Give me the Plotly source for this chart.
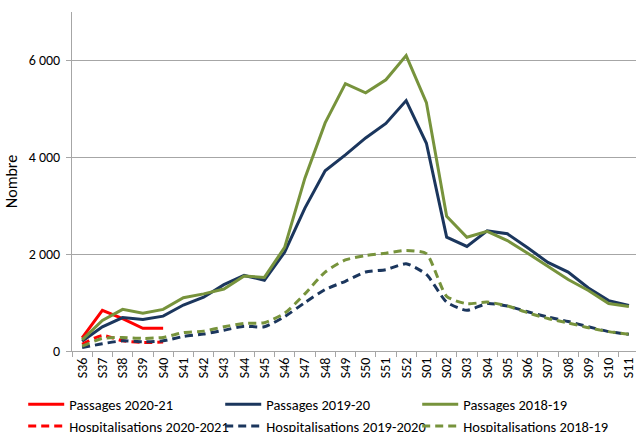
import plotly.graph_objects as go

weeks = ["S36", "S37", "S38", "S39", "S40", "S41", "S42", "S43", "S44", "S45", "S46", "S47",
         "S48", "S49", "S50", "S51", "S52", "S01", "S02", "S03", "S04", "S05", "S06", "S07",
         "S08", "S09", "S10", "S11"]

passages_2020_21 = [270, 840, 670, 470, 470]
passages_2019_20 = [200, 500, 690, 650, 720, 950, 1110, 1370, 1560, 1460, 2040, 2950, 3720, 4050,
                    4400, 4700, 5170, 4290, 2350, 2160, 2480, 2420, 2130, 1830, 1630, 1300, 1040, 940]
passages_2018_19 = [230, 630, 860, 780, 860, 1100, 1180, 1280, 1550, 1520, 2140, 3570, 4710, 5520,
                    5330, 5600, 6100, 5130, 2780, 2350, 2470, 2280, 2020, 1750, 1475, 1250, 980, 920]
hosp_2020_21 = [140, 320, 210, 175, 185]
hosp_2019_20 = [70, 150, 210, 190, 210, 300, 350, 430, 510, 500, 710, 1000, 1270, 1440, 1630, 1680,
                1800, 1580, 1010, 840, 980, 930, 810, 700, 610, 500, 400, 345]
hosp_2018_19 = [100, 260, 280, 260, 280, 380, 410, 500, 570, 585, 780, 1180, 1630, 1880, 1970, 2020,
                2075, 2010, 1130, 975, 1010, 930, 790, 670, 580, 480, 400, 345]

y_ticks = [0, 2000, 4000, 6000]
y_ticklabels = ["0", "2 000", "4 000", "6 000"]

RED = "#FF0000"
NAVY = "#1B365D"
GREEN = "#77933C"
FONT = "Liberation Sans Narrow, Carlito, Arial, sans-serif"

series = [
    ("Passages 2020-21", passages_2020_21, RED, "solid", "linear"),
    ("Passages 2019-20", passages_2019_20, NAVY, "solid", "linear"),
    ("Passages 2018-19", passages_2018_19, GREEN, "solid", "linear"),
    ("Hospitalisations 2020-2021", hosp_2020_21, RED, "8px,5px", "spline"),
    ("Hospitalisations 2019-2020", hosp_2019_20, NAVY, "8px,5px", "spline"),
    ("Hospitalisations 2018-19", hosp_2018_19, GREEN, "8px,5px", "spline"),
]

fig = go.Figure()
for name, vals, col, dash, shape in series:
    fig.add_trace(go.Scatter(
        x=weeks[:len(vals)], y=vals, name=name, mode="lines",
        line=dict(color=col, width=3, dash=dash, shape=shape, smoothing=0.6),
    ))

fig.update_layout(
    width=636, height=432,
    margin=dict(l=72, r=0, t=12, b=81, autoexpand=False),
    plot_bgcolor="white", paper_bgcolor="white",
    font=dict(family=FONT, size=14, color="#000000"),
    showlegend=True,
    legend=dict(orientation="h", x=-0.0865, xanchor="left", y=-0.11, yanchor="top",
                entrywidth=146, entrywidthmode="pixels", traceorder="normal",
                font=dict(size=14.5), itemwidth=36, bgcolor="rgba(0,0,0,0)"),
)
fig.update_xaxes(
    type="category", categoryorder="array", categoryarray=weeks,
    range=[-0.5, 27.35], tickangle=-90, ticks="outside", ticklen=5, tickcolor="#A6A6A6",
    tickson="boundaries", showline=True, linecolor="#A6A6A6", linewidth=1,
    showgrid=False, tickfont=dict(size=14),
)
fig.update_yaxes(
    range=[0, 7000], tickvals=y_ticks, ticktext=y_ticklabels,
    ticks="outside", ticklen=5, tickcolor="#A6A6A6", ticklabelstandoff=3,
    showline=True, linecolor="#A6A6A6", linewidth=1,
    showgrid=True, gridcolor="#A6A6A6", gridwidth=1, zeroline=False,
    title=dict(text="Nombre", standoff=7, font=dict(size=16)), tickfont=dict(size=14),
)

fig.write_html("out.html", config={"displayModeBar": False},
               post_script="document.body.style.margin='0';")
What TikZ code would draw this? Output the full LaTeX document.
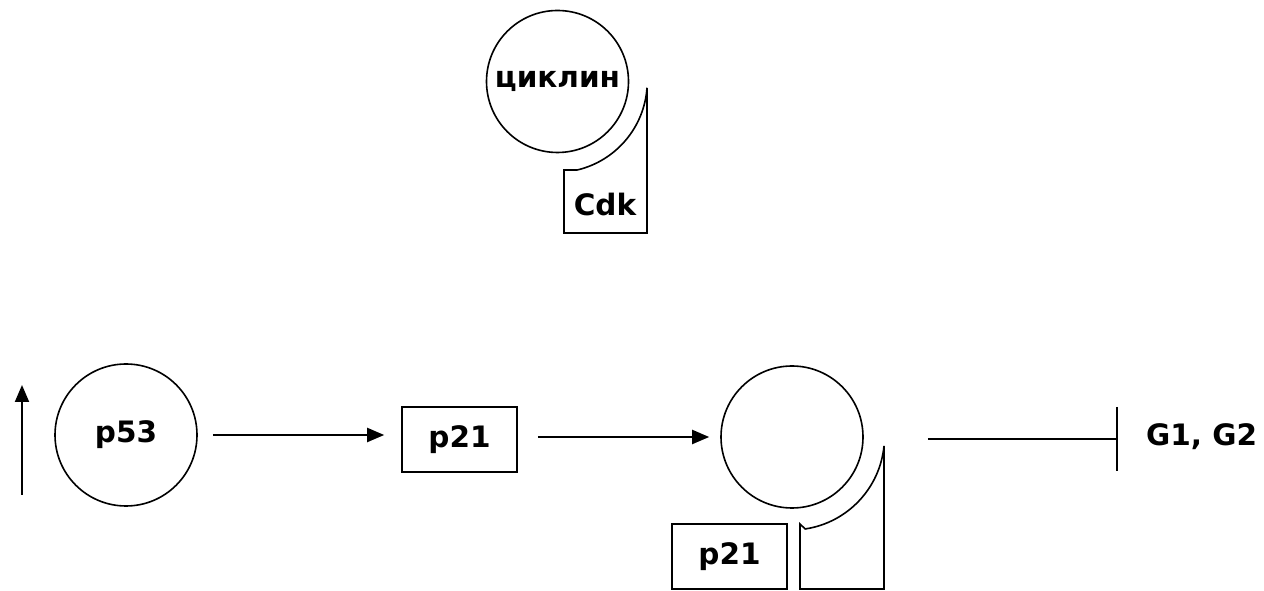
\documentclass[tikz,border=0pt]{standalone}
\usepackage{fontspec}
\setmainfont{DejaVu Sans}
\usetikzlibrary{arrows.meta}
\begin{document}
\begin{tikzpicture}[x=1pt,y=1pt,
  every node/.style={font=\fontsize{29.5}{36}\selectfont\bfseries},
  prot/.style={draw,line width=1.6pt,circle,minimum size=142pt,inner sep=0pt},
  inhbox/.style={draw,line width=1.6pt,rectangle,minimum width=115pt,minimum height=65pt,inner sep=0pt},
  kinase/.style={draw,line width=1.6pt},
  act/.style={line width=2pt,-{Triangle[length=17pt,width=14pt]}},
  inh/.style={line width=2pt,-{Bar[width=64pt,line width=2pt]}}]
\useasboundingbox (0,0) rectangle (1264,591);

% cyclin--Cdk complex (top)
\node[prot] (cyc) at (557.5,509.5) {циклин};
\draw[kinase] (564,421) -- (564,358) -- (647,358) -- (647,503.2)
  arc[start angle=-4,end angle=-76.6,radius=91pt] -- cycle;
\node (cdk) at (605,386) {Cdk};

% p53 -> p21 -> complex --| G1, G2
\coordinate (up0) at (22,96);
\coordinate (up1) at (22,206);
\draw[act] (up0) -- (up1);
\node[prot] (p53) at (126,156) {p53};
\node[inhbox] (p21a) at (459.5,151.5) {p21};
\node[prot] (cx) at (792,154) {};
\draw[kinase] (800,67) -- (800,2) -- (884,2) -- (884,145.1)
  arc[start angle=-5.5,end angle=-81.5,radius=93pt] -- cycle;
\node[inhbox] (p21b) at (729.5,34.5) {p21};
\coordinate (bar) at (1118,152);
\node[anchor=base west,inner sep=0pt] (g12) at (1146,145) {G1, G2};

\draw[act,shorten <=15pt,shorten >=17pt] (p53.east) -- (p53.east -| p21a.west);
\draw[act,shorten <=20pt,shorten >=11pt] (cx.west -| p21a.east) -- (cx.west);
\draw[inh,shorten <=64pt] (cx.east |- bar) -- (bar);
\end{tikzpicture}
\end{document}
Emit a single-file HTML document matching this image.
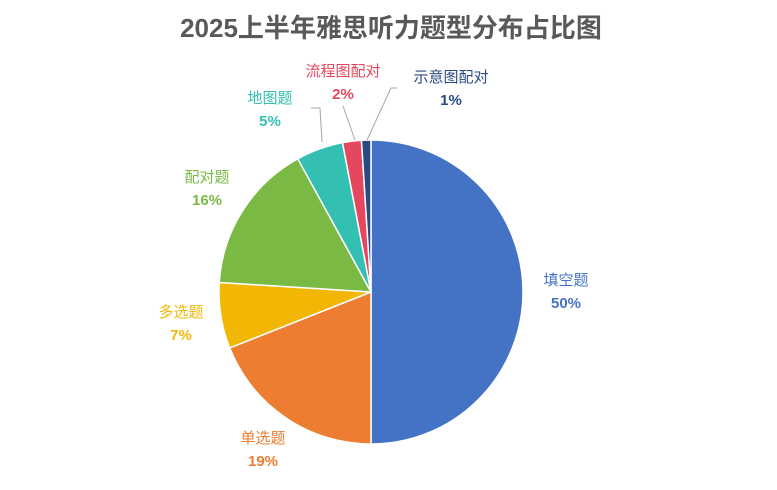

▸ **Aim**:
Transcribe only the lines from the line holding "What TikZ code" through the line holding "(0,0) rectangle (1264,591);", inclusive, without any of the pictures.

▸ **The reply**:
What TikZ code would draw this? Output the full LaTeX document.
\documentclass[tikz,border=0pt]{standalone}
\usepackage{fontspec}
\setmainfont{DejaVu Sans}
\usetikzlibrary{arrows.meta}
\begin{document}
\begin{tikzpicture}[x=1pt,y=1pt,
  every node/.style={font=\fontsize{29.5}{36}\selectfont\bfseries},
  prot/.style={draw,line width=1.6pt,circle,minimum size=142pt,inner sep=0pt},
  inhbox/.style={draw,line width=1.6pt,rectangle,minimum width=115pt,minimum height=65pt,inner sep=0pt},
  kinase/.style={draw,line width=1.6pt},
  act/.style={line width=2pt,-{Triangle[length=17pt,width=14pt]}},
  inh/.style={line width=2pt,-{Bar[width=64pt,line width=2pt]}}]
\useasboundingbox (0,0) rectangle (1264,591);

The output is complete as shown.